- Vangeli dei giorni feriali -

COMMENTO AL VANGELO

 

33a settimana TEMPO ORDINARIO (Lc 19,11-28)

 

In quel tempo, Gesù disse una parabola perché era vicino a Gerusalemme e i discepoli credevano che il regno di Dio dovesse manifestarsi da un momento all'altro. Disse dunque: “Un uomo di nobile stirpe partì per un paese lontano per ricevere un titolo regale e poi ritornare. Chiamati dieci servi, consegnò loro dieci mine, dicendo: Impiegatele fino al mio ritorno. Ma i suoi cittadini lo odiavano e gli mandarono dietro un'ambasceria a dire: Non vogliamo che costui venga a regnare su di noi. Quando fu di ritorno, dopo aver ottenuto il titolo di re, fece chiamare i servi ai quali aveva consegnato il denaro, per vedere quanto ciascuno avesse guadagnato. Si presentò il primo e disse: Signore, la tua mina ha fruttato altre dieci mine. Gli disse: Bene, bravo servitore; poiché ti sei mostrato fedele nel poco, ricevi il potere sopra dieci città. Poi si presentò il secondo e disse: La tua mina, signore, ha fruttato altre cinque mine. A questo disse: Sarai tu pure a capo di cinque città. Venne poi anche l'altro e disse: Signore, ecco la tua mina, che ho tenuto riposta in un fazzoletto; avevo paura di te che sei un uomo severo e prendi quello che non hai messo in deposito, mieti quello che non hai seminato. Gli rispose: Dalle tue stesse parole ti giudico, servo malvagio! Sapevi che sono un uomo severo, che prendo quello che non ho messo in deposito e mieto quello che non ho seminato: perché allora non hai consegnato il mio denaro a una banca? Al mio ritorno l'avrei riscosso con gli interessi. Disse poi ai presenti: Toglietegli la mina e datela a colui che ne ha dieci.

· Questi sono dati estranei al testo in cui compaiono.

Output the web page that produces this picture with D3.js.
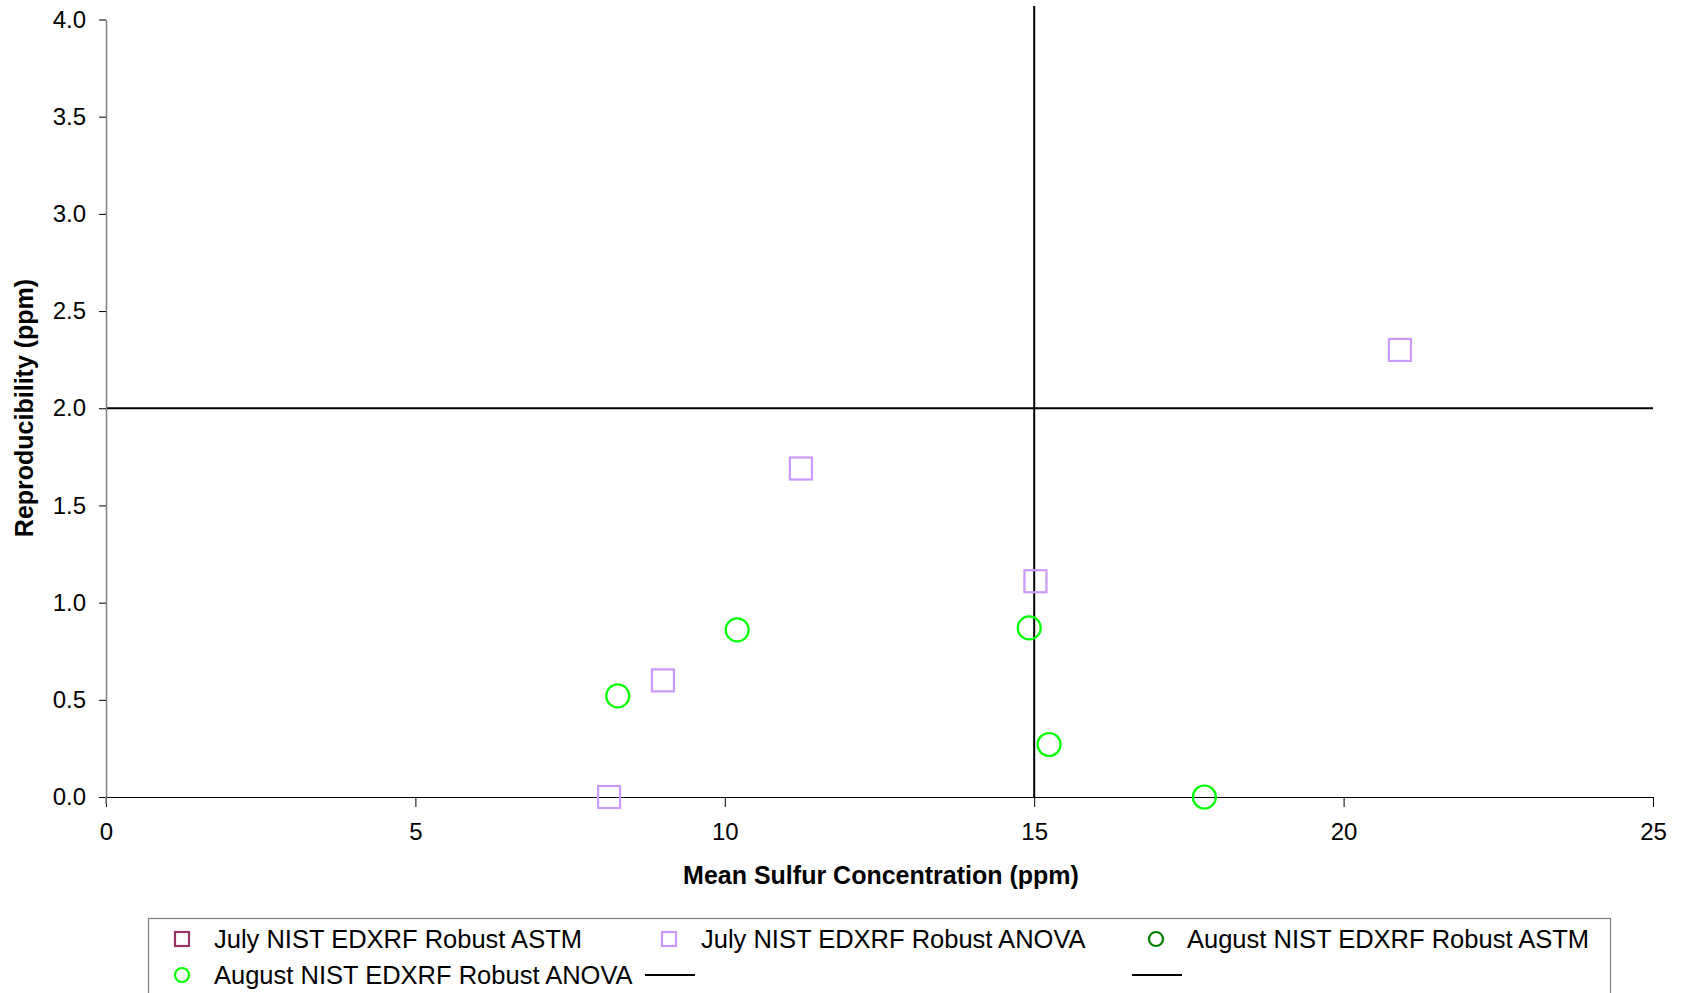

Gli risposero: Signore, ha già dieci mine! Vi dico: A chiunque ha sarà dato; ma a chi non ha sarà tolto anche quello che ha. E quei miei nemici che non volevano che diventassi loro re, conduceteli qui e uccideteli davanti a me”. Dette queste cose, Gesù proseguì avanti agli altri salendo verso Gerusalemme.

 

Queste parole dure, specifica Luca, Gesù le dice mentre sale a Gerusalemme. Mentre sta andando a morire col volto indurito, cioè determinato, deciso. Non sta scherzando, è una cosa seria la fede, una cosa seria la sua scelta. Gesù sta andando a morire e lo sa bene. Sa che riceverà incomprensione e insulti, sa che è disposto a bere il calice pur di testimoniare l'autentico volto di Dio. Allora capiamo la durezza delle sue parole: ai discepoli che hanno capito questo percorso, a quanti, liberamente, hanno accettato di camminare insieme al Nazareno, Gesù chiede di dare tanto, di dare di più, di osare, come egli sta facendo. Abbiamo ricevuto tanto, siamo chiamati a dare tanto. È una parabola rivolta a chi crede, a chi ha capito, a chi si è convertito: il dono ricevuto è per essere messo a disposizione degli altri, non per nasconderlo sotto terra. Il mondo, la Chiesa, hanno urgente bisogno di testimoni credibili, di uomini e donne che vivono in mezzo agli altri e che illuminano la propria e l'altrui vita col dono della Parola. Abbiamo ricevuto tanto, amici. Doniamo altrettanto. Facciamo in modo che la nostra vita sia luogo abitato dal Dio che incontra gli uomini per salvarli. Per salvarci.